Das gratas surpresas da vida
Também foi em 2007 que a designer gráfica Winnie Affonso fez o Enem pela primeira vez. Ela tinha um objetivo claro: somar a nota do exame à da Fuvest. “Apesar de ter tido desempenho relativamente bom e ir até a segunda fase, não obtive nota suficiente para ocupar uma das 40 vagas destinadas ao curso, o que me deixou bastante decepcionada comigo mesma. Ainda que eu tentasse me consolar com o fato de que era uma disputa muito difícil e acirrada, era impossível não me sentir frustrada com minha derrota como vestibulanda”, conta.
Resignada, ouviu o conselho de colegas do cursinho comunitário pré-vestibular e passou em um curso técnico de Design Gráfico. A formação era consistente, a base teórica boa, mas ela sentiu forte o peso que o ensino superior completo dá ao currículo. “É notório como o mercado ignora um curso técnico na formação de um profissional dessa área, ainda que seja de uma instituição conceituada”, explica. A saída que ela encontrou você já sabe.
No segundo Enem, Winnie desejava entrar na graduação em Design Digital por meio do Fies, o programa de financiamento estudantil do governo federal.

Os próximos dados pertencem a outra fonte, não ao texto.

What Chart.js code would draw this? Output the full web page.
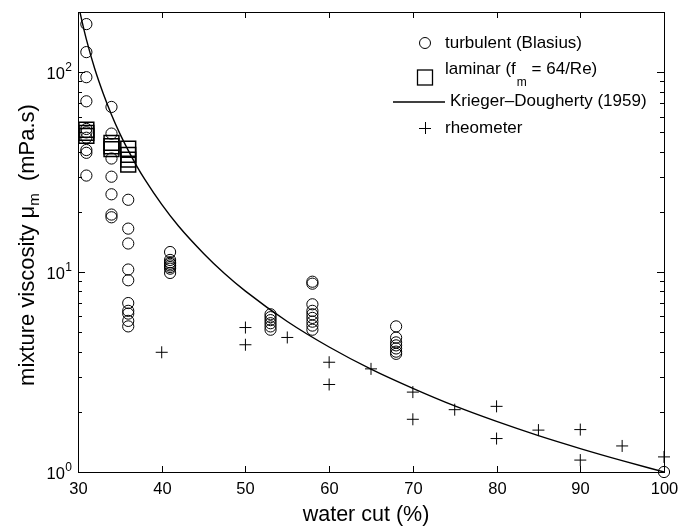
<!DOCTYPE html>
<html>
<head>
<meta charset="utf-8">
<script src="https://cdn.jsdelivr.net/npm/chart.js@4.4.1/dist/chart.umd.min.js"></script>
<style>
  html, body { margin: 0; padding: 0; background: #fff; }
  #wrap { width: 678px; height: 528px; }
</style>
</head>
<body>
<div id="wrap"><canvas id="chart" width="678" height="528"></canvas></div>
<script>
// --- dados ---
const turbCut = [31, 31, 31, 31, 31, 31, 31, 31, 31, 31,
                 34, 34, 34, 34, 34, 34, 34,
                 36, 36, 36, 36, 36, 36, 36, 36, 36, 36,
                 41, 41, 41, 41, 41, 41, 41, 41,
                 53, 53, 53, 53, 53, 53,
                 58, 58, 58, 58, 58, 58, 58, 58, 58,
                 68, 68, 68, 68, 68, 68, 68,
                 100];
const turbVisc = [174, 126, 94.4, 71.5, 52, 50, 47, 40.8, 39.5, 30.4,
                  67, 49.3, 37, 30, 24.5, 19.4, 18.8,
                  23.0, 16.5, 13.9, 10.3, 9.1, 7.0, 6.4, 6.2, 5.7, 5.35,
                  12.6, 11.5, 11.2, 11.0, 10.8, 10.6, 10.4, 9.9,
                  6.15, 5.95, 5.75, 5.55, 5.35, 5.15,
                  8.95, 8.75, 6.9, 6.4, 6.15, 5.9, 5.65, 5.4, 5.15,
                  5.35, 4.7, 4.45, 4.3, 4.15, 4.0, 3.9,
                  1.0];

const lamCut = [31, 31, 31, 34, 34, 34, 36, 36, 36, 36];
const lamVisc = [51.5, 49.7, 48.0, 44.3, 42.6, 41.2, 41.4, 38.6, 36.5, 34.5];

const kdCut = [30, 30.5, 31, 32, 33, 34, 35, 36, 37, 38, 40, 42, 45, 47.5, 50, 55, 60, 65, 70, 75, 80, 85, 90, 95, 100];
const kdVisc = [221, 178, 146, 104, 78.5, 61.3, 49.3, 40.6, 34.0, 29.0, 21.8, 17.0, 12.4, 9.84, 8.03, 5.66, 4.22, 3.27, 2.62, 2.14, 1.79, 1.52, 1.31, 1.14, 1];

const rheoCut = [40, 50, 50, 55, 60, 60, 65, 70, 70, 75, 80, 80, 85, 90, 90, 95, 100];
const rheoVisc = [3.97, 5.28, 4.33, 4.71, 3.54, 2.74, 3.28, 2.51, 1.835, 2.05, 2.13, 1.47, 1.62, 1.63, 1.147, 1.35, 1.19];

const xTicks = [30, 40, 50, 60, 70, 80, 90, 100];
const yMajor = [1, 10, 100];
const yMajorExp = ['0', '1', '2'];

const FONT = '"Liberation Sans", Arial, Helvetica, sans-serif';

function pts(xs, ys) {
    return xs.map((x, i) => ({ x: x, y: ys[i] }));
}

// plugin que desenha a moldura, os ticks, os textos e a legenda
const framePlugin = {
    id: 'frame',
    afterDatasetsDraw(chart) {
        const ctx = chart.ctx;
        const a = chart.chartArea;
        const xs = chart.scales.x;
        const ys = chart.scales.y;
        ctx.save();
        ctx.strokeStyle = '#000';
        ctx.fillStyle = '#000';
        ctx.lineWidth = 1;

        // caixa
        ctx.strokeRect(Math.round(a.left) + 0.5, Math.round(a.top) + 0.5,
            Math.round(a.right - a.left), Math.round(a.bottom - a.top));

        // ticks x
        ctx.font = '16.5px ' + FONT;
        ctx.textAlign = 'center';
        ctx.textBaseline = 'top';
        xTicks.forEach(v => {
            const px = Math.round(xs.getPixelForValue(v)) + 0.5;
            ctx.beginPath();
            ctx.moveTo(px, a.bottom); ctx.lineTo(px, a.bottom - 6);
            ctx.moveTo(px, a.top); ctx.lineTo(px, a.top + 6);
            ctx.stroke();
            ctx.fillText(String(v), px, a.bottom + 9);
        });

        // ticks y (log)
        for (let dec = 1; dec <= 100; dec *= 10) {
            for (let m = 1; m <= 9; m++) {
                const v = dec * m;
                if (v > ys.max) break;
                const py = Math.round(ys.getPixelForValue(v)) + 0.5;
                const len = m === 1 ? 7 : 4;
                ctx.beginPath();
                ctx.moveTo(a.left, py); ctx.lineTo(a.left + len, py);
                ctx.moveTo(a.right, py); ctx.lineTo(a.right - len, py);
                ctx.stroke();
            }
        }
        yMajor.forEach((v, i) => {
            const py = ys.getPixelForValue(v);
            ctx.textBaseline = 'middle';
            ctx.font = '12px ' + FONT;
            const supW = ctx.measureText(yMajorExp[i]).width;
            ctx.textAlign = 'left';
            ctx.fillText(yMajorExp[i], a.left - 6 - supW, py - 4);
            ctx.textAlign = 'right';
            ctx.font = '16.5px ' + FONT;
            ctx.fillText('10', a.left - 6 - supW - 0.5, py + 2);
        });

        // título do eixo x
        ctx.font = '21.5px ' + FONT;
        ctx.textAlign = 'center';
        ctx.textBaseline = 'alphabetic';
        ctx.fillText('water cut (%)', 366, 521);

        // título do eixo y (com subscrito)
        ctx.save();
        ctx.translate(34, 245);
        ctx.rotate(-Math.PI / 2);
        const partA = 'mixture viscosity \u03bc';
        const partB = 'm';
        const partC = '  (mPa.s)';
        ctx.font = '22px ' + FONT;
        const wA = ctx.measureText(partA).width;
        const wC = ctx.measureText(partC).width;
        ctx.font = '15px ' + FONT;
        const wB = ctx.measureText(partB).width;
        const total = wA + wB + wC;
        let cx = -total / 2;
        ctx.textAlign = 'left';
        ctx.font = '22px ' + FONT;
        ctx.fillText(partA, cx, 0);
        cx += wA;
        ctx.font = '15px ' + FONT;
        ctx.fillText(partB, cx, 5);
        cx += wB;
        ctx.font = '22px ' + FONT;
        ctx.fillText(partC, cx, 0);
        ctx.restore();

        // legenda
        const lx = 425, tx = 445;
        ctx.lineWidth = 1;
        ctx.beginPath(); ctx.arc(lx, 43, 5.5, 0, Math.PI * 2); ctx.stroke();
        ctx.lineWidth = 1.3;
        ctx.strokeRect(lx - 7.5, 70, 15, 15);
        ctx.lineWidth = 1.3;
        ctx.beginPath(); ctx.moveTo(393, 102); ctx.lineTo(445, 102); ctx.stroke();
        ctx.lineWidth = 1;
        ctx.beginPath();
        ctx.moveTo(lx - 6, 128.5); ctx.lineTo(lx + 6, 128.5);
        ctx.moveTo(lx + 0.5, 122); ctx.lineTo(lx + 0.5, 134);
        ctx.stroke();

        ctx.textAlign = 'left';
        ctx.textBaseline = 'middle';
        ctx.font = '17px ' + FONT;
        ctx.fillText('turbulent (Blasius)', tx, 43);
        let lxx = tx;
        ctx.fillText('laminar (f', lxx, 69);
        lxx += ctx.measureText('laminar (f').width;
        ctx.font = '12px ' + FONT;
        ctx.fillText('m', lxx + 1, 83);
        lxx += ctx.measureText('m').width + 1;
        ctx.font = '17px ' + FONT;
        ctx.fillText(' = 64/Re)', lxx, 69);
        ctx.fillText('Krieger\u2013Dougherty (1959)', 450, 101);
        ctx.fillText('rheometer', tx, 128);
        ctx.restore();
    }
};

new Chart(document.getElementById('chart'), {
    type: 'scatter',
    data: {
        datasets: [
            {
                label: 'turbulent (Blasius)',
                data: pts(turbCut, turbVisc),
                pointStyle: 'circle',
                pointRadius: 5.6,
                borderColor: '#000',
                backgroundColor: 'rgba(0,0,0,0)',
                borderWidth: 1,
                clip: false
            },
            {
                label: 'laminar (fm = 64/Re)',
                data: pts(lamCut, lamVisc),
                pointStyle: 'rect',
                pointRadius: 10.5,
                borderColor: '#000',
                backgroundColor: 'rgba(0,0,0,0)',
                borderWidth: 1.5,
                clip: false
            },
            {
                label: 'Krieger–Dougherty (1959)',
                type: 'line',
                data: pts(kdCut, kdVisc),
                borderColor: '#000',
                borderWidth: 1.4,
                pointRadius: 0,
                fill: false,
                cubicInterpolationMode: 'monotone'
            },
            {
                label: 'rheometer',
                data: pts(rheoCut, rheoVisc),
                pointStyle: 'cross',
                pointRadius: 6,
                borderColor: '#000',
                borderWidth: 1,
                clip: false
            }
        ]
    },
    options: {
        responsive: false,
        animation: false,
        events: [],
        layout: { padding: { left: 78, right: 14, top: 9, bottom: 56 } },
        scales: {
            x: { type: 'linear', min: 30, max: 100, display: false },
            y: { type: 'logarithmic', min: 1, max: 200, display: false }
        },
        plugins: {
            legend: { display: false },
            tooltip: { enabled: false }
        }
    },
    plugins: [framePlugin]
});
</script>
</body>
</html>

Mas a vida, meus amigos, é uma caixinha de surpresas. “Quando notei que minha nota era suficiente para ingressar em uma universidade pública, fiquei muito feliz e decidi rever meus planos iniciais. Foi quando descobri o curso de História da Arte da Unifesp (Universidade Federal de São Paulo) e, definitivamente, não poderia ter feito escolha melhor. No fim das contas, descobri de uma maneira inesperada uma área pela qual estou apaixonada”, ressalta.
Acertando as contas com o passado
A história do bancário Thiago Martins de Almeida tem mais tempo. Ele fez o Enem pela primeira vez em 2003, quando o exame tinha um formato bem diferente do atual. Assim como Winnie, pretendia usar a pontuação na prova para somar pontos à nota da Fuvest.
Ele até foi bem, mas não deu. No entanto, à época a falta de informação fez com que Thiago não percebesse que poderia ter utilizado sua nota para pleitear uma bolsa de estudo por meio do ProUni.
“Tive uma nota muito boa à época. Porém, infelizmente, soube do ProUni na abertura da segunda chamada, quando consegui uma bolsa de 50% em um curso de Direito. Mas que eu não tinha condições de cursar à época e aquele não era exatamente o curso que queria”, narra.
Apesar desse revés, nem tudo – ou melhor: nada – estava perdido. Thiago prestou novamente o exame em 2008 e conseguiu uma bolsa integral em Gestão Financeira. “Estudei pouco, porém o suficiente para cursar um dos cursos almejados”, conta, ao falar sobre ter ficado feliz com o resultado. Ficou um gostinho de quero mais na boca, ele admite, mas o dever foi cumprido.